Le 13 juin, l'actuel Secrétaire d’Etat américain Mike Pompeo a ouvertement accusé l'Iran d'«attaque flagrante contre la liberté de navigation», motivée selon lui par la volonté de perturber le marché mondial en empêchant le passage du pétrole brut par le détroit d’Ormuz. Dans le même temps, la marine américaine a diffusé une vidéo censée montrer un navire de patrouille «retirant une mine non explosée de la coque», sans qu'il soit possible d'identifier ses occupants.
«On voit le bateau, avec une mine qui n'a pas explosé et c'est signé», a abondé Donald Trump le 14 juin, accusant à son tour l'Iran.
Le porte-parole du ministère iranien des Affaires étrangères, Abbas Moussavi, a appuyé le fait que, pour lui, les accusations du chef de la diplomatie américaine étaient «sans fondement». «Le fait que les Etats-Unis aient immédiatement sauté sur l’occasion pour lancer des allégations contre l’Iran [sans] le début d’une preuve fondée ou circonstancielle, fait apparaître en pleine lumière le fait que [Washington et ses alliés] sont passés au plan B : celui du sabotage diplomatique […] et de maquillage de son terrorisme économique contre l’Iran», a également déclaré sur Twitter le ministre iranien des Affaires étrangères Mohammad Javad Zarif.
L'Union Européenne ne marche pas dans les pas des américains
Loin de se satisfaire des accusations américaines et britanniques, plusieurs Etats membres de l'Union européenne se sont montrés prudents sur la question le 17 juin, à l'occasion d'une rencontre de ministres des Affaires étrangères de l'UE à Luxembourg.
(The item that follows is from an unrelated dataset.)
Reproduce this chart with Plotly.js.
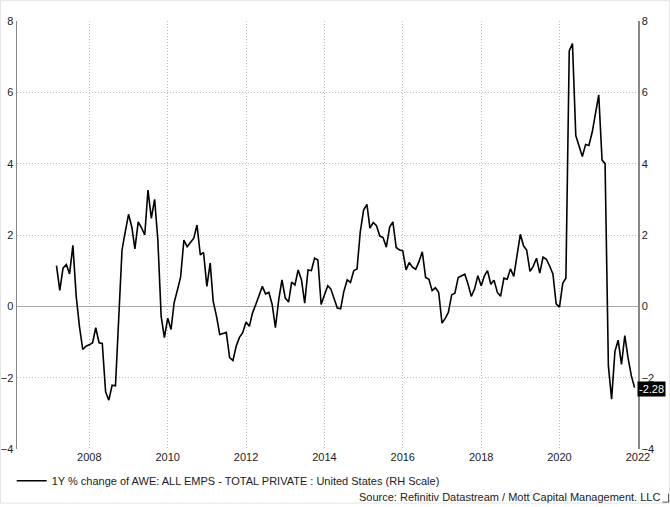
<!DOCTYPE html>
<html>
<head>
<meta charset="utf-8">
<script src="https://cdn.plot.ly/plotly-3.0.1.min.js"></script>
<style>
html,body{margin:0;padding:0;background:#fff;}
#chart{width:670px;height:507px;}
</style>
</head>
<body>
<div id="chart"></div>
<script>
// Monthly 1Y % change, first observation March 2007
const startYear = 2007;
const startMonth = 3;
const v2007 = [1.14, 0.45, 1.07, 1.17, 0.91, 1.71, 0.28, -0.56, -1.21, -1.12];
const v2008 = [-1.08, -1.02, -0.60, -1.02, -1.04, -2.40, -2.63, -2.21, -2.23, -0.25, 1.58, 2.09];
const v2009 = [2.58, 2.21, 1.61, 2.37, 2.21, 2.00, 3.26, 2.47, 3.00, 1.86, -0.28, -0.88];
const v2010 = [-0.33, -0.65, 0.09, 0.45, 0.82, 1.86, 1.67, 1.79, 1.91, 2.28, 1.44, 1.51];
const v2011 = [0.56, 1.21, 0.14, -0.28, -0.79, -0.76, -0.73, -1.44, -1.52, -1.12, -0.87, -0.74];
const v2012 = [-0.44, -0.56, -0.19, 0.05, 0.30, 0.56, 0.35, 0.39, 0.05, -0.60, 0.19, 0.74];
const v2013 = [0.23, 0.12, 0.68, 0.60, 1.02, 0.74, 0.09, 1.02, 1.00, 1.35, 1.30, 0.05];
const v2014 = [0.32, 0.58, 0.49, 0.19, -0.05, -0.07, 0.42, 0.74, 0.67, 1.00, 1.05, 2.09];
const v2015 = [2.70, 2.86, 2.19, 2.35, 2.26, 1.97, 1.93, 1.66, 2.22, 2.37, 1.65, 1.58];
const v2016 = [1.56, 1.02, 1.23, 1.10, 1.04, 1.26, 1.53, 0.81, 0.76, 0.44, 0.52, 0.39];
const v2017 = [-0.47, -0.33, -0.17, 0.32, 0.37, 0.81, 0.86, 0.90, 0.62, 0.28, 0.49, 0.86];
const v2018 = [0.58, 0.86, 1.00, 0.62, 0.73, 0.39, 0.28, 0.79, 0.76, 1.05, 0.84, 1.40];
const v2019 = [2.02, 1.69, 1.58, 0.98, 1.12, 1.35, 0.93, 1.38, 1.32, 1.13, 0.91, 0.07];
const v2020 = [-0.02, 0.65, 0.79, 7.16, 7.37, 4.79, 4.51, 4.20, 4.54, 4.51, 4.88, 5.40];
const v2021 = [5.93, 4.10, 4.00, -1.67, -2.60, -1.26, -0.95, -1.63, -0.82, -1.44, -1.95, -2.28];

const seriesName = "1Y % change of AWE: ALL EMPS - TOTAL PRIVATE : United States (RH Scale)";
const sourceText = "Source: Refinitiv Datastream / Mott Capital Management. LLC";
const yTicks = [-4, -2, 0, 2, 4, 6, 8];

const values = [].concat(v2007, v2008, v2009, v2010, v2011, v2012, v2013, v2014,
  v2015, v2016, v2017, v2018, v2019, v2020, v2021);
const dates = values.map((v, i) => {
  const m = startMonth - 1 + i;
  const y = startYear + Math.floor(m / 12);
  const mm = (m % 12) + 1;
  return y + "-" + String(mm).padStart(2, "0") + "-01";
});
const lastVal = values[values.length - 1];

const FONT = "Liberation Sans, Arial, sans-serif";
const W = 670, H = 507;
const M = {l: 17, r: 32, t: 21, b: 55};
const pw = W - M.l - M.r, ph = H - M.t - M.b;
const px = x => (x - M.l) / pw;
const py = y => (H - M.b - y) / ph;

const traces = [
  {x: dates, y: values, type: "scatter", mode: "lines", name: seriesName,
   line: {color: "#000", width: 1.6}, yaxis: "y", hoverinfo: "skip"},
  {x: dates, y: values, type: "scatter", mode: "lines", showlegend: false,
   line: {color: "rgba(0,0,0,0)", width: 0}, yaxis: "y2", hoverinfo: "skip"}
];

const GRID = "#bdbdbd";
const GRIDDASH = "1px,2px";
const axisFont = {family: FONT, size: 11, color: "#222"};
const layout = {
  width: W, height: H,
  margin: M,
  paper_bgcolor: "#fff", plot_bgcolor: "#fff",
  font: {family: FONT, size: 11, color: "#222"},
  showlegend: true,
  legend: {orientation: "h", x: px(11.7), xanchor: "left", y: py(484), yanchor: "middle",
    font: {family: FONT, size: 11, color: "#222"}, bgcolor: "rgba(0,0,0,0)"},
  xaxis: {type: "date", range: ["2006-02-26", "2022-01-02"],
    tick0: "2008-01-01", dtick: "M24", tickformat: "%Y",
    showgrid: true, gridcolor: GRID, griddash: GRIDDASH, gridwidth: 1,
    zeroline: false, showline: false, ticks: "", tickfont: axisFont, fixedrange: true},
  yaxis: {range: [-4, 8], tickvals: yTicks, side: "right",
    showgrid: true, gridcolor: GRID, griddash: GRIDDASH, gridwidth: 1,
    zeroline: true, zerolinecolor: "#a8a8a8", zerolinewidth: 1,
    showline: true, linecolor: "#888", linewidth: 1.5, ticks: "", tickfont: axisFont, fixedrange: true},
  yaxis2: {range: [-4, 8], tickvals: yTicks, side: "left", overlaying: "y",
    showgrid: false, zeroline: false, showline: true, linecolor: "#888", linewidth: 1.5,
    ticks: "", tickfont: axisFont, fixedrange: true},
  annotations: [
    {x: 1, xref: "paper", xanchor: "left", y: lastVal, yref: "y", yanchor: "middle",
     text: lastVal.toFixed(2), showarrow: false, bgcolor: "#000",
     font: {family: FONT, size: 11, color: "#fff"}, borderpad: 1, xshift: -1, yshift: -1},
    {x: px(662), xref: "paper", xanchor: "right", y: py(500.5), yref: "paper", yanchor: "middle",
     text: sourceText, showarrow: false, font: {family: FONT, size: 11, color: "#222"}}
  ],
  shapes: [
    {type: "rect", xref: "paper", yref: "paper", x0: px(0.5), x1: px(669.5), y0: py(0.5), y1: py(506.5),
     line: {color: "#e4e4e4", width: 1}, layer: "below"},
    {type: "path", xref: "paper", yref: "paper",
     path: "M" + px(662.5) + "," + py(505.5) + " L" + px(668.5) + "," + py(505.5) + " L" + px(668.5) + "," + py(497),
     line: {color: "#555", width: 1}}
  ]
};

Plotly.newPlot("chart", traces, layout, {staticPlot: true, displayModeBar: false});
</script>
</body>
</html>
«Une telle décision doit être prise avec la plus grande attention. Je connais l'évaluation faite par les services de renseignement américains et britanniques, mais nous n'avons pas encore décidé cela en ce qui nous concerne. Il faut être très prudents et nous recueillons plus d'informations», a notamment déclaré le chef de la diplomatie allemande Heiko Maas à son arrivée lors de la rencontre à laquelle les ministres des Affaires étrangères français et britannique n'ont pas participé.
Même son de cloche chez plusieurs autres chefs de la diplomatie européenne, qui ont soutenu la demande d'enquête indépendante formulée par le Secrétaire général de l'ONU Antonio Guterres.
Le haut représentant de l'Union européenne pour les Affaires étrangères Federica Mogherini avait en outre appelé la semaine précédente à éviter toutes «les provocations» dans la région.
Le ministre britannique des Affaires étrangères, Jeremy Hunt, a pour sa part emboîté le pas pas de son allié américain, déclarant : «Notre propre évaluation nous amène à conclure que la responsabilité des attaques incombe presque certainement à l'Iran.»